Member of the Senate
- In office 1920–1925
- Constituency: Mladá Boleslav

Personal details
- Born: Anna Nickel 22 December 1866 Jílové, Bohemia, Austrian Empire
- Died: 11 December 1957 (aged 90) Magdala, East Germany

= Anna Perthen =

Anna Perthen (22 December 1866 – 11 December 1957) was a Czechoslovak politician. In 1920 she was one of the first group of women elected to the Senate, remaining in parliament until 1925.

==Biography==
Perthen was born Anna Nickel in Jílové in Bohemia, Austrian Empire (today in the Czech Republic) in 1866. She began working in a factory in Bodenbach at the age of 12, and continued to work there until she married. She became involved with the Social Democratic Workers' Party of Austria, chairing the Imperial Women's Social Democratic Committee and becoming a member of Bodenbach municipal council.

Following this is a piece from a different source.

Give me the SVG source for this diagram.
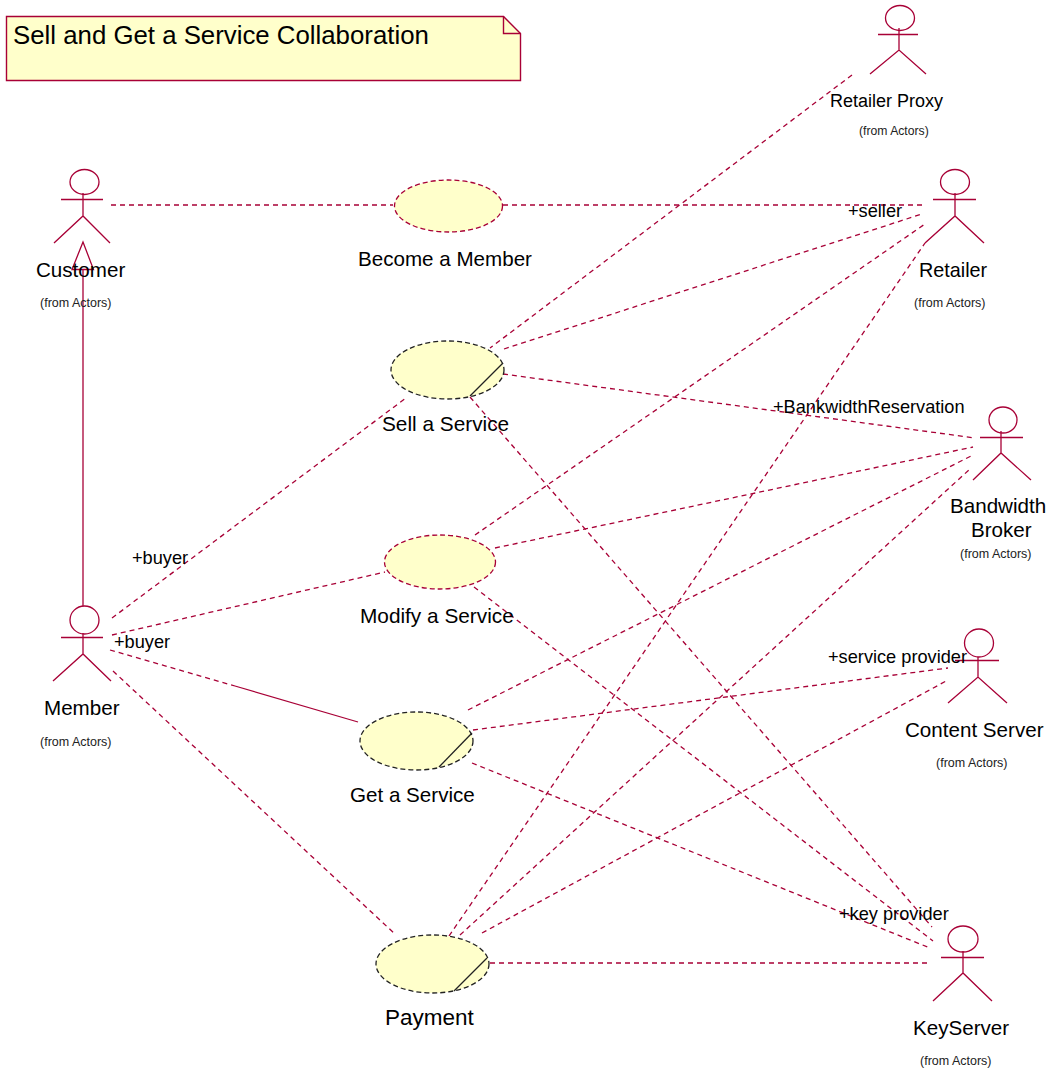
<svg xmlns="http://www.w3.org/2000/svg" width="1052" height="1071" viewBox="0 0 1052 1071">
<style>
text{font-family:"Liberation Sans",Arial,sans-serif;fill:#000}
.n{font-size:20.6px}
.w{font-size:20.8px}
.s{font-size:12.5px;fill:#222}
.r{font-size:18.2px}
.a{fill:none;stroke:#A80036;stroke-width:1.3}
.uc{fill:#FFFFCB;stroke-width:1.3;stroke-dasharray:5 3}
.red{stroke:#A80036}
.blk{stroke:#222}
.d{stroke:#222;stroke-width:1.3;fill:none}
#connectors line{stroke:#A80036;stroke-width:1.3;fill:none}
#connectors line.dash{stroke-dasharray:5 4}
</style>
<rect width="1052" height="1071" fill="#fff"/>
<g id="note">
<path d="M6.500 16.500H503.500L520.500 33.500V80.500H6.500Z" fill="#FFFFCB" stroke="#A80036" stroke-width="1.400"/>
<path d="M503.500 16.500V33.500H520.500" fill="none" stroke="#A80036" stroke-width="1.400"/>
<text x="13" y="44" font-size="25.800">Sell and Get a Service Collaboration</text>
</g>
<g id="connectors">
<line class="dash" x1="111" y1="205" x2="393" y2="205"/>
<line class="dash" x1="503" y1="205" x2="922" y2="205"/>
<line class="dash" x1="852" y1="75" x2="490" y2="348"/>
<line class="dash" x1="504" y1="349" x2="922" y2="214"/>
<line class="dash" x1="475" y1="535" x2="925" y2="224"/>
<line class="dash" x1="449" y1="936" x2="925" y2="243"/>
<line class="dash" x1="503" y1="374" x2="975" y2="438"/>
<line class="dash" x1="495" y1="548" x2="973" y2="447"/>
<line class="dash" x1="468" y1="710" x2="973" y2="455"/>
<line class="dash" x1="460" y1="935" x2="970" y2="469"/>
<line class="dash" x1="473" y1="730" x2="948" y2="668"/>
<line class="dash" x1="482" y1="933" x2="948" y2="680"/>
<line class="dash" x1="470" y1="397" x2="932" y2="927"/>
<line class="dash" x1="474" y1="587" x2="933" y2="941"/>
<line class="dash" x1="472" y1="763" x2="930" y2="948"/>
<line class="dash" x1="490" y1="963" x2="930" y2="963"/>
<line class="dash" x1="112" y1="618" x2="406" y2="398"/>
<line class="dash" x1="112" y1="635" x2="385" y2="572"/>
<line class="dash" x1="110" y1="650" x2="235" y2="686"/>
<line x1="235" y1="686" x2="358" y2="722"/>
<line class="dash" x1="113" y1="671" x2="396" y2="935"/>
<line x1="83" y1="606" x2="83" y2="270"/>
<path d="M83 242L72 269.500H93.500Z" fill="none" stroke="#A80036" stroke-width="1.300"/>
</g>
<g id="customer">
<ellipse class="a" cx="84.500" cy="182" rx="14.500" ry="12.500"/>
<path class="a" d="M61 199.500H103M83 193V216M54 243L83 216L110 243"/>
<text class="n" x="36" y="277">Customer</text>
<text class="s" x="40" y="307">(from Actors)</text>
</g>
<g id="member">
<ellipse class="a" cx="84.500" cy="620" rx="14.500" ry="14"/>
<path class="a" d="M61 637.500H103M83 633V654M53 681L83 654L111 681"/>
<text class="n" x="44" y="715">Member</text>
<text class="s" x="40" y="746">(from Actors)</text>
</g>
<g id="retailer-proxy">
<ellipse class="a" cx="900" cy="18" rx="14.500" ry="12.500"/>
<path class="a" d="M878 34.500H918M899 28V50M870 74L899 50L926 74"/>
<text class="r" x="830" y="107" style="font-size:18px">Retailer Proxy</text>
<text class="s" x="859" y="135" style="font-size:12.200px">(from Actors)</text>
</g>
<g id="retailer">
<ellipse class="a" cx="955" cy="182" rx="14.500" ry="12.500"/>
<path class="a" d="M933 199.500H976M955 193V216M925 243L955 216L984 243"/>
<text class="n" x="919" y="277" style="font-size:19.800px">Retailer</text>
<text class="s" x="914" y="307">(from Actors)</text>
</g>
<g id="bandwidth-broker">
<ellipse class="a" cx="1003" cy="420" rx="14" ry="13"/>
<path class="a" d="M980 437.500H1023M1001 431V453M973 480L1001 453L1031 480"/>
<text class="n" x="950" y="513">Bandwidth</text>
<text class="n" x="971" y="537">Broker</text>
<text class="s" x="960" y="558">(from Actors)</text>
</g>
<g id="content-server">
<ellipse class="a" cx="979" cy="643" rx="14.500" ry="14"/>
<path class="a" d="M955 660.500H999M978 657V677M948 703L978 677L1007 703"/>
<text class="n" x="905" y="737">Content Server</text>
<text class="s" x="936" y="767">(from Actors)</text>
</g>
<g id="key-server">
<ellipse class="a" cx="963" cy="939" rx="15" ry="13"/>
<path class="a" d="M941 957.500H984M963 951V973M933 1001L963 973L992 1001"/>
<text class="n" x="913" y="1035">KeyServer</text>
<text class="s" x="920" y="1065">(from Actors)</text>
</g>
<g id="become-a-member">
<ellipse class="uc red" cx="448.500" cy="206" rx="54" ry="26"/>
<text class="n" x="358" y="266">Become a Member</text>
</g>
<g id="sell-a-service">
<ellipse class="uc blk" cx="447.500" cy="370" rx="56.500" ry="29"/>
<line class="d" x1="503" y1="363" x2="470" y2="396"/>
<text class="w" x="382" y="431">Sell a Service</text>
</g>
<g id="modify-a-service">
<ellipse class="uc red" cx="440" cy="562" rx="55.500" ry="27"/>
<text class="w" x="360" y="623">Modify a Service</text>
</g>
<g id="get-a-service">
<ellipse class="uc blk" cx="416.500" cy="741" rx="56.500" ry="29"/>
<line class="d" x1="472" y1="733" x2="439" y2="767"/>
<text class="n" x="350" y="802">Get a Service</text>
</g>
<g id="payment">
<ellipse class="uc blk" cx="432.500" cy="964" rx="56.500" ry="29"/>
<line class="d" x1="487" y1="958" x2="454" y2="991"/>
<text class="n" x="385" y="1025" style="font-size:22.500px">Payment</text>
</g>
<g id="roles">
<text class="r" x="848" y="217">+seller</text>
<text class="r" x="773" y="413">+BankwidthReservation</text>
<text class="r" x="132" y="564">+buyer</text>
<text class="r" x="114" y="648">+buyer</text>
<text class="r" x="828" y="663">+service provider</text>
<text class="r" x="839" y="920">+key provider</text>
</g>
</svg>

Following the independence of Czechoslovakia at the end of World War I, Perthen became a member of the German Social Democratic Workers' Party (DSAP) and chair of its women's committee. She was a DSAP candidate for the Senate in the 1920 parliamentary elections, and was one of sixteen women elected to parliament. She remained in parliament until 1925. After World War II she was deported to Germany, where she settled in the Soviet occupation zone, later East Germany. She died in Magdala in 1957.